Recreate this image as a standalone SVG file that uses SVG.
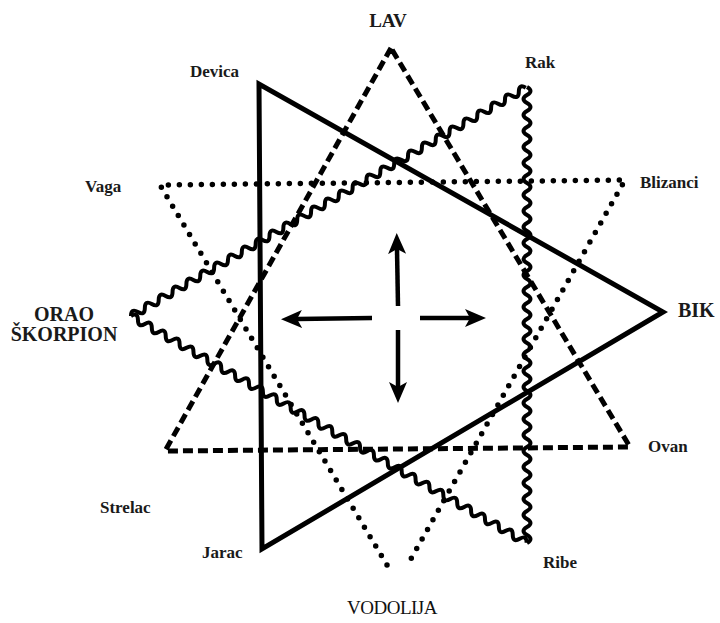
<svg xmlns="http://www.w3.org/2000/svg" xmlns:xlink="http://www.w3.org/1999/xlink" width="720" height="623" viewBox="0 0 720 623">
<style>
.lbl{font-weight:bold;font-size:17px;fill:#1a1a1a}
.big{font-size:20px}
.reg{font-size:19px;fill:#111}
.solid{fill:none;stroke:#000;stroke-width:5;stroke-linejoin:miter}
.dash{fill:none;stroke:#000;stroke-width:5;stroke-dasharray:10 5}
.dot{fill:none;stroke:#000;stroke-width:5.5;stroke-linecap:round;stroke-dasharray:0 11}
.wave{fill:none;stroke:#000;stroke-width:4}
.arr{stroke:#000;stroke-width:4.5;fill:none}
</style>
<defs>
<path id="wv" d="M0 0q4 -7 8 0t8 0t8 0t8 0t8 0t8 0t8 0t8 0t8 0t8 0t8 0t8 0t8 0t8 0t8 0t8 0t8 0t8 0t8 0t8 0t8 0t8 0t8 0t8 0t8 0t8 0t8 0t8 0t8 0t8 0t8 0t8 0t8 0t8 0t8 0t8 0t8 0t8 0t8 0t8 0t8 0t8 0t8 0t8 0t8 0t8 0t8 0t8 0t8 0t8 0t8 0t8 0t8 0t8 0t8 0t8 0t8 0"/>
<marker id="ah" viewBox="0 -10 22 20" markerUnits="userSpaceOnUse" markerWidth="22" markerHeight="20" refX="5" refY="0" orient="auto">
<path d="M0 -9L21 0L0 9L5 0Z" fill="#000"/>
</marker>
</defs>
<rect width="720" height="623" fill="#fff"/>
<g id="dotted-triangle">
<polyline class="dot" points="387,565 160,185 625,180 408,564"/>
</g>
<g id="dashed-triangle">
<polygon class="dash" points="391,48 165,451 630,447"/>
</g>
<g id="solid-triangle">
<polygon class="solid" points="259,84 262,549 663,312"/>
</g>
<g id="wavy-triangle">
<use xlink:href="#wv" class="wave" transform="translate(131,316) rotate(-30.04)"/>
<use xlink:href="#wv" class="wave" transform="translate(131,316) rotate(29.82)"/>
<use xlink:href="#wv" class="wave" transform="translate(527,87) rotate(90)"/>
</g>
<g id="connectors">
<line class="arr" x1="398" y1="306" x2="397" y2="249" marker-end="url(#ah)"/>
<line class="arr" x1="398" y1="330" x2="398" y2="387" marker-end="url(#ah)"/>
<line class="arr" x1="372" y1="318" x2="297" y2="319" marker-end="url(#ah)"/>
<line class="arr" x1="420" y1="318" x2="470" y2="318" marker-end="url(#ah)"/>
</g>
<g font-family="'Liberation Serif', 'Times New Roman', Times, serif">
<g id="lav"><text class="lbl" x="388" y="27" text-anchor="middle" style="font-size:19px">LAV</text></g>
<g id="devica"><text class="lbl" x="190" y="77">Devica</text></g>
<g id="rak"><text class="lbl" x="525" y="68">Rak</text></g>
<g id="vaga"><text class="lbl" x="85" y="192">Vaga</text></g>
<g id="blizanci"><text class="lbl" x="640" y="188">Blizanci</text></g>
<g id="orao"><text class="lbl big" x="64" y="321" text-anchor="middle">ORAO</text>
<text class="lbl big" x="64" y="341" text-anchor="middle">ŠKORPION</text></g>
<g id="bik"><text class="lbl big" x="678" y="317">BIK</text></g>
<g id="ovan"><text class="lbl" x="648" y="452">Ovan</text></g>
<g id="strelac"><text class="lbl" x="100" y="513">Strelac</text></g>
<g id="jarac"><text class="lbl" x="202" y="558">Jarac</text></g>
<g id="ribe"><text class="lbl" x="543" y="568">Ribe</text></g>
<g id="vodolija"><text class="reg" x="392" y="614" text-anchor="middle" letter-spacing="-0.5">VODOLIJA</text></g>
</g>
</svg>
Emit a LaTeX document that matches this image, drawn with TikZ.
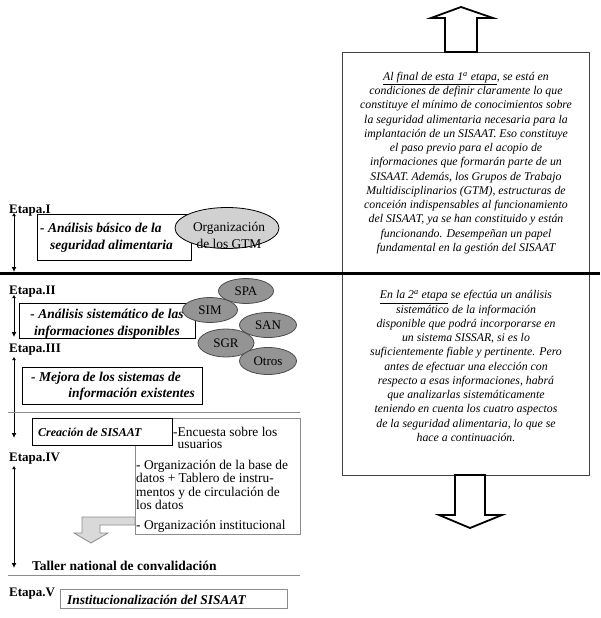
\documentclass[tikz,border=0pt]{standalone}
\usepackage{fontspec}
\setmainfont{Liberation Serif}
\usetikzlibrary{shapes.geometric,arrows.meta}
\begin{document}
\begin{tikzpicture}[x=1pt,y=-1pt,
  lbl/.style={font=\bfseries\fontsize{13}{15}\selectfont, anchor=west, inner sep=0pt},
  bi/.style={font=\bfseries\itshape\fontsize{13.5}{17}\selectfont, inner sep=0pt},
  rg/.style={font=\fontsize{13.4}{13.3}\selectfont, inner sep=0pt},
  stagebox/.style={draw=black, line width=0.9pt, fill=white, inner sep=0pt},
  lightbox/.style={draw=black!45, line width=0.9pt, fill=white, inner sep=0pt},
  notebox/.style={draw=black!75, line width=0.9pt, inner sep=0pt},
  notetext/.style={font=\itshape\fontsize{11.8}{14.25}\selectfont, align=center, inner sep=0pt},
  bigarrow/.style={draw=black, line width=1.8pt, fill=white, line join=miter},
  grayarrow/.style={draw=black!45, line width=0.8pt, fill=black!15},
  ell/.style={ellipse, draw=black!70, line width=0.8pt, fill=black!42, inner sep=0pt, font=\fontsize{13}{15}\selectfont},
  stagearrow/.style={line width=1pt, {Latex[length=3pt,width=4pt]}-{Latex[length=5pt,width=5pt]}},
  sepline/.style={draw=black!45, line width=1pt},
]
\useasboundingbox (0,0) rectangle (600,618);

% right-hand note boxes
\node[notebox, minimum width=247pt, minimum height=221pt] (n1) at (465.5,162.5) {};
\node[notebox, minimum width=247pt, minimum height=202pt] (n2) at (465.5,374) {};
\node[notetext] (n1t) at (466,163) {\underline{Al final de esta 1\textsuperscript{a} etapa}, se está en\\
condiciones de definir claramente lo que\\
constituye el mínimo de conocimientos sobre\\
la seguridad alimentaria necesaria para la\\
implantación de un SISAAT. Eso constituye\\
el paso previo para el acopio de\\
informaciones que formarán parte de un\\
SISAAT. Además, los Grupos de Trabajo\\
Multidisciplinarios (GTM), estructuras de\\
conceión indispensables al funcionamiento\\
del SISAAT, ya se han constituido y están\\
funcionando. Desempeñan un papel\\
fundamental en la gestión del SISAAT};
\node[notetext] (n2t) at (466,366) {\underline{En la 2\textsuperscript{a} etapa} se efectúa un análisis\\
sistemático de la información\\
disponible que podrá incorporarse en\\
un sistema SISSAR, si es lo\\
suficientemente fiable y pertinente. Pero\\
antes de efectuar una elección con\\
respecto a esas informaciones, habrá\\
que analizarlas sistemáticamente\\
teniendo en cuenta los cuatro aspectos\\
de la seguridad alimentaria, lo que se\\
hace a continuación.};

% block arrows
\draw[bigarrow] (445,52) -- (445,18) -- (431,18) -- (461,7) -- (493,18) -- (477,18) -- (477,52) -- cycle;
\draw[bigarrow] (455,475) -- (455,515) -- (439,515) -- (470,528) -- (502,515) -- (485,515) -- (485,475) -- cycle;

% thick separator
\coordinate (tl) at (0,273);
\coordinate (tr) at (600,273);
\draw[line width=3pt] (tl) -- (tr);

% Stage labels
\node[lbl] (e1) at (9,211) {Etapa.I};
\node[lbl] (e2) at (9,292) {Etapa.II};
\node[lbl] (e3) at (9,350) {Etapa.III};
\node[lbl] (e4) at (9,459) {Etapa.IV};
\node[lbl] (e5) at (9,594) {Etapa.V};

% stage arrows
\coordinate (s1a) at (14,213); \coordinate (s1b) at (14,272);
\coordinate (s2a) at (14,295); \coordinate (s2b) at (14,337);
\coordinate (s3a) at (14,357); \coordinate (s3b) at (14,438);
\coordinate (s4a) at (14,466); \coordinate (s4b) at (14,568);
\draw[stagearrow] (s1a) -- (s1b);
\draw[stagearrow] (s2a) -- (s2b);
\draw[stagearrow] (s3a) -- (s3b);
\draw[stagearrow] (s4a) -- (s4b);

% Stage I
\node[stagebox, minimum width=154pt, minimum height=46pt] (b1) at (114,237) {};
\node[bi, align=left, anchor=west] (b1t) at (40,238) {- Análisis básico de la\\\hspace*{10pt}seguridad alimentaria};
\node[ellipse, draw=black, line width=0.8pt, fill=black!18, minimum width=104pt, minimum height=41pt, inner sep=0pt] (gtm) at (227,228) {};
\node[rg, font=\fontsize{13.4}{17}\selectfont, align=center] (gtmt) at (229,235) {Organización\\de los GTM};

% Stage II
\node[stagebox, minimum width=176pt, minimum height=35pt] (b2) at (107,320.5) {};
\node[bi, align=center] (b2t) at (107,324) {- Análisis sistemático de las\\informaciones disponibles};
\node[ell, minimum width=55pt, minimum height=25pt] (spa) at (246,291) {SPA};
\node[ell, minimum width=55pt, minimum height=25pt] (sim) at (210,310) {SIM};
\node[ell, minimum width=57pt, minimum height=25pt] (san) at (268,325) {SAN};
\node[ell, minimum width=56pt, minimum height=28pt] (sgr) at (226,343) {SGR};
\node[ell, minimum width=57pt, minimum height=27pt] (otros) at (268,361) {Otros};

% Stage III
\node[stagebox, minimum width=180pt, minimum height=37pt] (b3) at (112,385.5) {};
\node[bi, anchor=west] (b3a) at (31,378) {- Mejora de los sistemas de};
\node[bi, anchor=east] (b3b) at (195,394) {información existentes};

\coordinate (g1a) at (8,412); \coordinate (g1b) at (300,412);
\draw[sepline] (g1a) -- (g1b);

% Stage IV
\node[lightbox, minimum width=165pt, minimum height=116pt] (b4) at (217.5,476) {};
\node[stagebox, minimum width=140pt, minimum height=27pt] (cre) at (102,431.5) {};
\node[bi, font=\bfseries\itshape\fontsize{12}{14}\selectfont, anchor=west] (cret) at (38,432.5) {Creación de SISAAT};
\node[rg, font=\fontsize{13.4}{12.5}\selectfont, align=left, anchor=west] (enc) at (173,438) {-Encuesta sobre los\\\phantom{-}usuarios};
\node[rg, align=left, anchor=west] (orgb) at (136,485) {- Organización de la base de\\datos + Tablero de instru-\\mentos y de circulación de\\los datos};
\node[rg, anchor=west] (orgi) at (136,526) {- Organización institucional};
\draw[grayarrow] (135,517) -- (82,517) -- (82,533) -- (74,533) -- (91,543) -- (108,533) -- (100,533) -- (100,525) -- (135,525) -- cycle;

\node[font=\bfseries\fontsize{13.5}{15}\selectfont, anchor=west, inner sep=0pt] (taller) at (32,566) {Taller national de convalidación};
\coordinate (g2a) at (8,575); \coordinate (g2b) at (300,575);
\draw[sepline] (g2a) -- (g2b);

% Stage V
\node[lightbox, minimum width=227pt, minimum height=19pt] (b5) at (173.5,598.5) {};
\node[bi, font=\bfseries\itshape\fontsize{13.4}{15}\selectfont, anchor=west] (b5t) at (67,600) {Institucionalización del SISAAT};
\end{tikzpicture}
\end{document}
-- -- --
Aim of the task ->
From the records above, copy exactly the lines starting at the one with "Emit a LaTeX" and ending at the one with "(0,0) rectangle (600,618);", and no others. Pictures stay out.

Answer ->
Emit a LaTeX document that matches this image, drawn with TikZ.
\documentclass[tikz,border=0pt]{standalone}
\usepackage{fontspec}
\setmainfont{Liberation Serif}
\usetikzlibrary{shapes.geometric,arrows.meta}
\begin{document}
\begin{tikzpicture}[x=1pt,y=-1pt,
  lbl/.style={font=\bfseries\fontsize{13}{15}\selectfont, anchor=west, inner sep=0pt},
  bi/.style={font=\bfseries\itshape\fontsize{13.5}{17}\selectfont, inner sep=0pt},
  rg/.style={font=\fontsize{13.4}{13.3}\selectfont, inner sep=0pt},
  stagebox/.style={draw=black, line width=0.9pt, fill=white, inner sep=0pt},
  lightbox/.style={draw=black!45, line width=0.9pt, fill=white, inner sep=0pt},
  notebox/.style={draw=black!75, line width=0.9pt, inner sep=0pt},
  notetext/.style={font=\itshape\fontsize{11.8}{14.25}\selectfont, align=center, inner sep=0pt},
  bigarrow/.style={draw=black, line width=1.8pt, fill=white, line join=miter},
  grayarrow/.style={draw=black!45, line width=0.8pt, fill=black!15},
  ell/.style={ellipse, draw=black!70, line width=0.8pt, fill=black!42, inner sep=0pt, font=\fontsize{13}{15}\selectfont},
  stagearrow/.style={line width=1pt, {Latex[length=3pt,width=4pt]}-{Latex[length=5pt,width=5pt]}},
  sepline/.style={draw=black!45, line width=1pt},
]
\useasboundingbox (0,0) rectangle (600,618);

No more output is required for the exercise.